### [LISTED RECORDS]
|---|

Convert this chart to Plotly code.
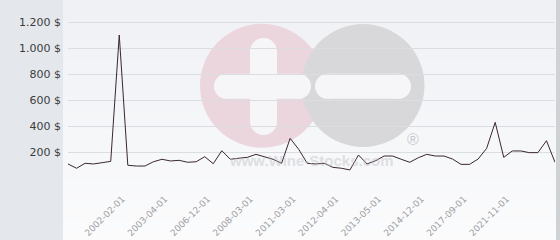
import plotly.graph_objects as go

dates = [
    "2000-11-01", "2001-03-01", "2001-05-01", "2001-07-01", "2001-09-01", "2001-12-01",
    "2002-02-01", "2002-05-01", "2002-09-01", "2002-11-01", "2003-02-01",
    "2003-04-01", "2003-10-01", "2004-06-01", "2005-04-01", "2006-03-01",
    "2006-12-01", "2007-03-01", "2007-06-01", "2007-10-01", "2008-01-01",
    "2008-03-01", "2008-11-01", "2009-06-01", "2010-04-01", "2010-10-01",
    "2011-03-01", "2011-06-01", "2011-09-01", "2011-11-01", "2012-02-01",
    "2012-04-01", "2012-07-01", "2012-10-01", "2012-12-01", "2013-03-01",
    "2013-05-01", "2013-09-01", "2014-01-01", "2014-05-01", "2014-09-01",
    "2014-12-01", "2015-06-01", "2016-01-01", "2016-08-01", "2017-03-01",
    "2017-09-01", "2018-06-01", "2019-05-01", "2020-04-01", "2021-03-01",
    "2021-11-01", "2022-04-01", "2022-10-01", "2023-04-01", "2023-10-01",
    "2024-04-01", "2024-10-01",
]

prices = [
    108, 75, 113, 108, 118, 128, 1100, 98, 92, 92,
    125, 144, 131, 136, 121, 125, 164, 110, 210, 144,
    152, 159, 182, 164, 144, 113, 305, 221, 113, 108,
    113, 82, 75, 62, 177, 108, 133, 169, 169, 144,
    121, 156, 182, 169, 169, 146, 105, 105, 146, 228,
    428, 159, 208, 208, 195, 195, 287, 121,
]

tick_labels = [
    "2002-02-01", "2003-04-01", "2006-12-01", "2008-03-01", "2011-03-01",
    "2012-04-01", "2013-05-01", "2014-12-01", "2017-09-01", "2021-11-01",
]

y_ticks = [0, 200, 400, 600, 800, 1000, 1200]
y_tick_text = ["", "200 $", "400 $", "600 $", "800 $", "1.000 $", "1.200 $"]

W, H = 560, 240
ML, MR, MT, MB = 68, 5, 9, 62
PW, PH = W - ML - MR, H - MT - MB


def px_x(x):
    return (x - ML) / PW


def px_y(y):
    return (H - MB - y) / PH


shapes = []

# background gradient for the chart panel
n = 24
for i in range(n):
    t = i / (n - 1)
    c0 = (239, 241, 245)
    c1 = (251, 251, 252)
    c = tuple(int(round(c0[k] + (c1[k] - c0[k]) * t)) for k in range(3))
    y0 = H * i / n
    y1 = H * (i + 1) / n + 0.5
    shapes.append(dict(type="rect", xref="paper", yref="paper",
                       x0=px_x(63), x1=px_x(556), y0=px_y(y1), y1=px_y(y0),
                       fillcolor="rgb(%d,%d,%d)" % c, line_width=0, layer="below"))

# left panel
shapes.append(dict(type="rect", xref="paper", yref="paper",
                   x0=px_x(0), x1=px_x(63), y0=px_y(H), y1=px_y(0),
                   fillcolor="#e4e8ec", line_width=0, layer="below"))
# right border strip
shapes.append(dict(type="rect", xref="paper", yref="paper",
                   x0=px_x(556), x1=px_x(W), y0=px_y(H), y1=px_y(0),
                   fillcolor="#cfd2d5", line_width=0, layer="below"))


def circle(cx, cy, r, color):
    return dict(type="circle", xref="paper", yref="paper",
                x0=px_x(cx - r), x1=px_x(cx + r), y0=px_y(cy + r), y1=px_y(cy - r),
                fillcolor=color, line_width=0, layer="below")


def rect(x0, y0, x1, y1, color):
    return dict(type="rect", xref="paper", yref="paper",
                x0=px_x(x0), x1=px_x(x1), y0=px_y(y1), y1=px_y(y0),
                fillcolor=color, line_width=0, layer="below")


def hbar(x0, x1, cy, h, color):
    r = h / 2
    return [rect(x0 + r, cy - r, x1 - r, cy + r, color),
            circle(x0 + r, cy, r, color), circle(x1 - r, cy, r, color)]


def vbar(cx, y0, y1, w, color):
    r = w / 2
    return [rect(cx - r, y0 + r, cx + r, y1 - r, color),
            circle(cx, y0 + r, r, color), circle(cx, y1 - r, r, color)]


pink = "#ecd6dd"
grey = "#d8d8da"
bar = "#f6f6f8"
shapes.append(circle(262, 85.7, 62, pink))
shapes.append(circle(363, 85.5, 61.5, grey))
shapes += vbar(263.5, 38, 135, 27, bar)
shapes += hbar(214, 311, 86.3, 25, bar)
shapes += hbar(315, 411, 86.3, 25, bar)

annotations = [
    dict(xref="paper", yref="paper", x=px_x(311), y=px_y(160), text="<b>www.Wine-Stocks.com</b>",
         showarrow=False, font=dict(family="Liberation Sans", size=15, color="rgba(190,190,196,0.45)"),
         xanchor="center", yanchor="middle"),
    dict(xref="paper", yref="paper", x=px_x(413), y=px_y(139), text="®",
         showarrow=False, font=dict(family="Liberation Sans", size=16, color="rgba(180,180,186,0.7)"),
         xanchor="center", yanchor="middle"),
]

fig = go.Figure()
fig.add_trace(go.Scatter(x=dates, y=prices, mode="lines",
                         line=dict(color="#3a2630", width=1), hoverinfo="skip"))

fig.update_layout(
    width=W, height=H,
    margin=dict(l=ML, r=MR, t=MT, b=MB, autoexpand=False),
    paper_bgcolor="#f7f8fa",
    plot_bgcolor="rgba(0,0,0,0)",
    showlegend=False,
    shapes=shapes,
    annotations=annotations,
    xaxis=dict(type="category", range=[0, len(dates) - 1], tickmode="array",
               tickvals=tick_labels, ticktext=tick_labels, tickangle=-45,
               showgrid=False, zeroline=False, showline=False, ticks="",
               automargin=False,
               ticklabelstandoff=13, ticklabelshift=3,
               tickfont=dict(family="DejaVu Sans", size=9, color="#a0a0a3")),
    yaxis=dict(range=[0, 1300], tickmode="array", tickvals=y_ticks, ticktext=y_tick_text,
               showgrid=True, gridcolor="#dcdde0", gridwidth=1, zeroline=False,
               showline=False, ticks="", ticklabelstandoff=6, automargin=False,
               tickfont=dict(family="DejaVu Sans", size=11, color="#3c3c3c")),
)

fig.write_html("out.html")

|---|

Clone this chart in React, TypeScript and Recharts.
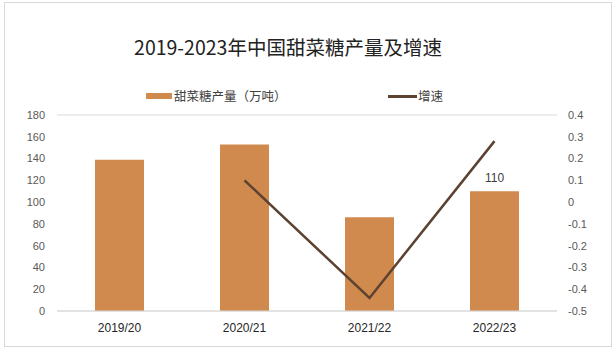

|---|

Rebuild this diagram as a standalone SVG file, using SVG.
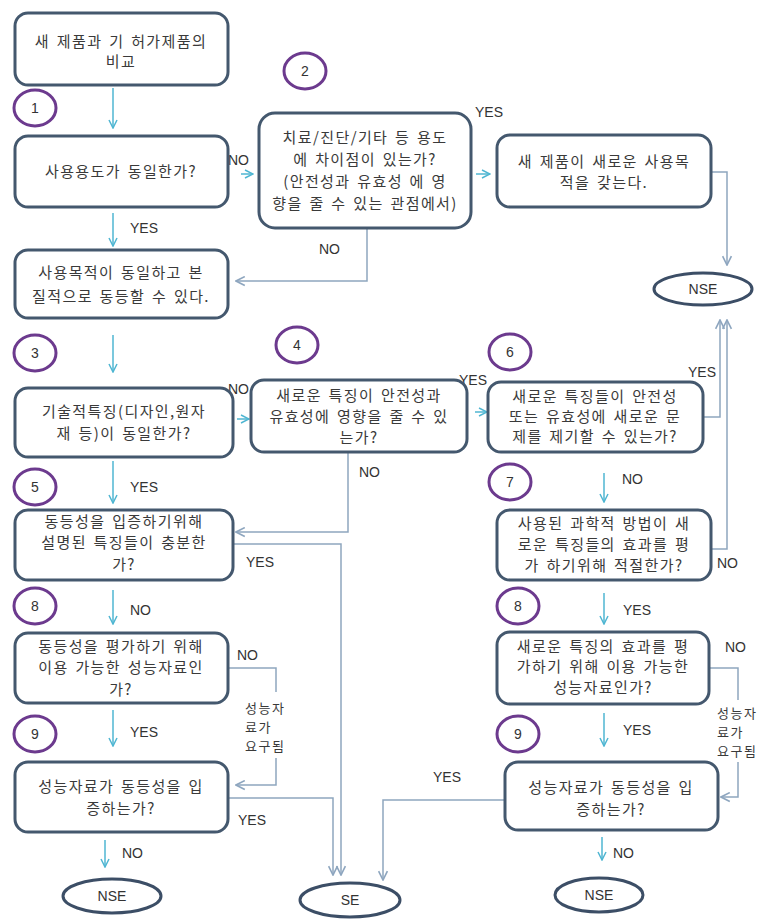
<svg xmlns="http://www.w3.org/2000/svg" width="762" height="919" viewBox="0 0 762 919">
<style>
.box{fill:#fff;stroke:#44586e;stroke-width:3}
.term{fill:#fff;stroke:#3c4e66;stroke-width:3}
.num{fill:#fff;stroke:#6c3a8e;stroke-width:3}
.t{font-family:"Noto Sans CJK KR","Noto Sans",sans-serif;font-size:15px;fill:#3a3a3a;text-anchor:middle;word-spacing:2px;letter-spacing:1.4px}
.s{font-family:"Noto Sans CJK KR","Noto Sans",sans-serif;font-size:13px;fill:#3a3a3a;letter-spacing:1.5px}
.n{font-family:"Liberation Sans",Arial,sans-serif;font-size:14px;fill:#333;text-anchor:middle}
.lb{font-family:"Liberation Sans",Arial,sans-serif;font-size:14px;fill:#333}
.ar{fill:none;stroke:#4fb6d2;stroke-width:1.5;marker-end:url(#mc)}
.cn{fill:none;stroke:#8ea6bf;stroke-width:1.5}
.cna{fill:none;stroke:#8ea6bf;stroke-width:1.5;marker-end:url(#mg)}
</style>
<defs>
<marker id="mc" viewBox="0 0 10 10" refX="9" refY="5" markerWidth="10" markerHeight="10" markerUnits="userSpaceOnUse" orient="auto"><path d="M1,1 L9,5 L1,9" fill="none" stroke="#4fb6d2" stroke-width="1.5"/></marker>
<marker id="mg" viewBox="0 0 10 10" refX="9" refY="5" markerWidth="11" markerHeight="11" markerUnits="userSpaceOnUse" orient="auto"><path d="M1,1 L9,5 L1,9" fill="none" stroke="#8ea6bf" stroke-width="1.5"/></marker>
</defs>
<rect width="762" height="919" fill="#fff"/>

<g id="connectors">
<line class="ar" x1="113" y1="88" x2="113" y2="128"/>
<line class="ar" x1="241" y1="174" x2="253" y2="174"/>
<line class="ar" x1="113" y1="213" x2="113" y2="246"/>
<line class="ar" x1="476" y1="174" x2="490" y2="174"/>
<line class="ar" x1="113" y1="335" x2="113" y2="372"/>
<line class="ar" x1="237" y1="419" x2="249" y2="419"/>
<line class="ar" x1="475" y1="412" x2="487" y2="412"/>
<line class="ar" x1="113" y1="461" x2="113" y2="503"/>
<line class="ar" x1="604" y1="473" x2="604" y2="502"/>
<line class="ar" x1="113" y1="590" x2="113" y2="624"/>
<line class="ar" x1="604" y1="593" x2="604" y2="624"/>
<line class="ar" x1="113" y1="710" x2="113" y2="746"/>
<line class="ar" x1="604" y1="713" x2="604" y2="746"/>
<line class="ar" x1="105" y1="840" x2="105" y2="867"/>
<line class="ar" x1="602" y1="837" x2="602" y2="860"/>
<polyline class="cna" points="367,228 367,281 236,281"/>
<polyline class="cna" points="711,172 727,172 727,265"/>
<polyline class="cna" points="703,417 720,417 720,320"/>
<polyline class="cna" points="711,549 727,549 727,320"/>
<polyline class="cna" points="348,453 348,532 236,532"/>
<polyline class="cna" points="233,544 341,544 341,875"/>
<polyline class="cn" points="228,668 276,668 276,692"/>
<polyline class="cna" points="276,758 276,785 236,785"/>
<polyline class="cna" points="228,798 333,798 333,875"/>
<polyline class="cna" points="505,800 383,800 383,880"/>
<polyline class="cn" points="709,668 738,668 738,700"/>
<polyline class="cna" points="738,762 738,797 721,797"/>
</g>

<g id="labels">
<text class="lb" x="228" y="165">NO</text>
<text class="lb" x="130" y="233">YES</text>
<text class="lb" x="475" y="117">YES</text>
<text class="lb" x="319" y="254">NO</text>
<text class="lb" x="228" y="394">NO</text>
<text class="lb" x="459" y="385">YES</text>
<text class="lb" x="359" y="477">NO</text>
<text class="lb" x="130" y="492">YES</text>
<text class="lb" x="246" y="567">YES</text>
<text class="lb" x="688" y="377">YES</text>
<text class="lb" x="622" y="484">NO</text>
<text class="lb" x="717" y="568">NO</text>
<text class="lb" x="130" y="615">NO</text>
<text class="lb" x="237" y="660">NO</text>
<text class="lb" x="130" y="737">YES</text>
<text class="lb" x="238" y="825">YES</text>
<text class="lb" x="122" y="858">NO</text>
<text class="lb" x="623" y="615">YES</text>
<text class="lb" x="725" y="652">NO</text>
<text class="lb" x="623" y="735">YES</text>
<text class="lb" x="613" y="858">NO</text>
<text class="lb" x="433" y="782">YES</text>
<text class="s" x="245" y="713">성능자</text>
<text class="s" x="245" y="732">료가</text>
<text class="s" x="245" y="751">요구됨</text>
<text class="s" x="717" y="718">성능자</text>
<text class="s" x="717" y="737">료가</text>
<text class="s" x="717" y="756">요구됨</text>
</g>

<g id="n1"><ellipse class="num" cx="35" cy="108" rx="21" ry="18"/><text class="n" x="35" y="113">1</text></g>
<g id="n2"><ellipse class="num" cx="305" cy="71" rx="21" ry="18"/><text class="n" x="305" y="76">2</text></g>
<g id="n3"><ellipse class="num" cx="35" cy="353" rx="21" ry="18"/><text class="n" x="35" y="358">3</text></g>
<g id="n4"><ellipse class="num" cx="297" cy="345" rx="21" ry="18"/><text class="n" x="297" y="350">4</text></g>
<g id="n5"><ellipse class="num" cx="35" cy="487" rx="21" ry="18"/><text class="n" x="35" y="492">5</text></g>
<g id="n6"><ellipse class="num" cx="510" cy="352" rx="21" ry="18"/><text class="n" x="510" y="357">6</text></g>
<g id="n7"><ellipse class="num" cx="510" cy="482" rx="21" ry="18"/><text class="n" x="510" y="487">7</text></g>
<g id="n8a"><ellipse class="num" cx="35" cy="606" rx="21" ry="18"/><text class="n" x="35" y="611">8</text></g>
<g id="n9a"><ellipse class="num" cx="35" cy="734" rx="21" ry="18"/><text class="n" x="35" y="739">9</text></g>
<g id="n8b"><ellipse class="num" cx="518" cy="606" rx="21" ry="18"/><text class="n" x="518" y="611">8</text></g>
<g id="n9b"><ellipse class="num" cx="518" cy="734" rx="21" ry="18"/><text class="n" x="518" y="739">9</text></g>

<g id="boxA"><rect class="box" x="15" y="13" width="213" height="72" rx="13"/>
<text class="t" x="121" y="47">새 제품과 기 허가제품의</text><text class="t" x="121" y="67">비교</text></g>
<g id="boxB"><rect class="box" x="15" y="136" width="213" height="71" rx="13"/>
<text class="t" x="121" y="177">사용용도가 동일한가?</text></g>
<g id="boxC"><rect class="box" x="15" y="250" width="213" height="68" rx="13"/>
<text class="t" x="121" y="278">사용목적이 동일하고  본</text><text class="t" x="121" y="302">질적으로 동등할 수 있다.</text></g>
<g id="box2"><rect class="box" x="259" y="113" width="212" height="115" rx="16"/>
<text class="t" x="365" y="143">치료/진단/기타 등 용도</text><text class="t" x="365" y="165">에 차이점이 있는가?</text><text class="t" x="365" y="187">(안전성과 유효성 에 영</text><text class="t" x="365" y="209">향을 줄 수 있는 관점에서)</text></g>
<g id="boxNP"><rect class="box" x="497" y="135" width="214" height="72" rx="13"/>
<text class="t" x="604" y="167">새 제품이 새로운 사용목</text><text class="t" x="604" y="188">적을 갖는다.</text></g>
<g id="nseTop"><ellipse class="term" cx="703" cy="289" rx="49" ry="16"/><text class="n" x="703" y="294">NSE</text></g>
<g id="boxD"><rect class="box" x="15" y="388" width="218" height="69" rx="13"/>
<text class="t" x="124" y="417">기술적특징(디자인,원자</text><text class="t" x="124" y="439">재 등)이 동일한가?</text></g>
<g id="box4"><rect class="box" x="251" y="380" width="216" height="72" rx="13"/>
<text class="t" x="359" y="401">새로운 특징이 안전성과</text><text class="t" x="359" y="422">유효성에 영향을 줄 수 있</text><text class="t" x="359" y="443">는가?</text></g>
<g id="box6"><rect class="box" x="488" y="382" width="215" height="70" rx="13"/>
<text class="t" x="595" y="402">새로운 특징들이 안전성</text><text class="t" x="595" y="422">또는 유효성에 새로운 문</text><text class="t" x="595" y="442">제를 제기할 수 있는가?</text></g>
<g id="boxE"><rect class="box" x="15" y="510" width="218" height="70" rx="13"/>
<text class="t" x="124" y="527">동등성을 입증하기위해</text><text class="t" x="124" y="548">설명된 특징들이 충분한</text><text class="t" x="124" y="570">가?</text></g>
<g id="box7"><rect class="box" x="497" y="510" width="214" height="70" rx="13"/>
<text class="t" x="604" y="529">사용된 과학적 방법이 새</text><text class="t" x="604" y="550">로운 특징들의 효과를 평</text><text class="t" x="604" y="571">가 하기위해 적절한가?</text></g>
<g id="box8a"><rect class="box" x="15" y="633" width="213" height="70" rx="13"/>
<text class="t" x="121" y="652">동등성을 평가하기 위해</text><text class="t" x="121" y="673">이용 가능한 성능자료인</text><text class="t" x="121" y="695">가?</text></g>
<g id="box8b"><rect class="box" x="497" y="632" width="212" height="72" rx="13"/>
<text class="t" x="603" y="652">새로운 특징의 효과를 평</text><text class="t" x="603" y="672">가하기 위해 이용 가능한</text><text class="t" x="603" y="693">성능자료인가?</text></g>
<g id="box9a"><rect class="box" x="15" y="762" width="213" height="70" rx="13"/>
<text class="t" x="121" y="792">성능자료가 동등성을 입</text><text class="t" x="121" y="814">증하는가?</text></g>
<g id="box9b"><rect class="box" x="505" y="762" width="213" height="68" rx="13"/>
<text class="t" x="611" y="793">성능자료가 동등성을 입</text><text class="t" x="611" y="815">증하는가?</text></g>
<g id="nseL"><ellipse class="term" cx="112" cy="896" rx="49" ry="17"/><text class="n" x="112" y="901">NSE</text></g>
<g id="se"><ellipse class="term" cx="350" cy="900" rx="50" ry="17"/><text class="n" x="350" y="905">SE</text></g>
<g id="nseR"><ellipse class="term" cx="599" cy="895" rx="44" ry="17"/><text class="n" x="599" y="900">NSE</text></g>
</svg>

|---|

### [PROBLEM DESCRIPTION]
Please quote only the span of lines whose first line contains "Convert this chart to Plotly code." and whose last line contains "import plotly.graph_objects as go", leaving every picture out.

### [TASK SOLUTION]
Convert this chart to Plotly code.
import plotly.graph_objects as go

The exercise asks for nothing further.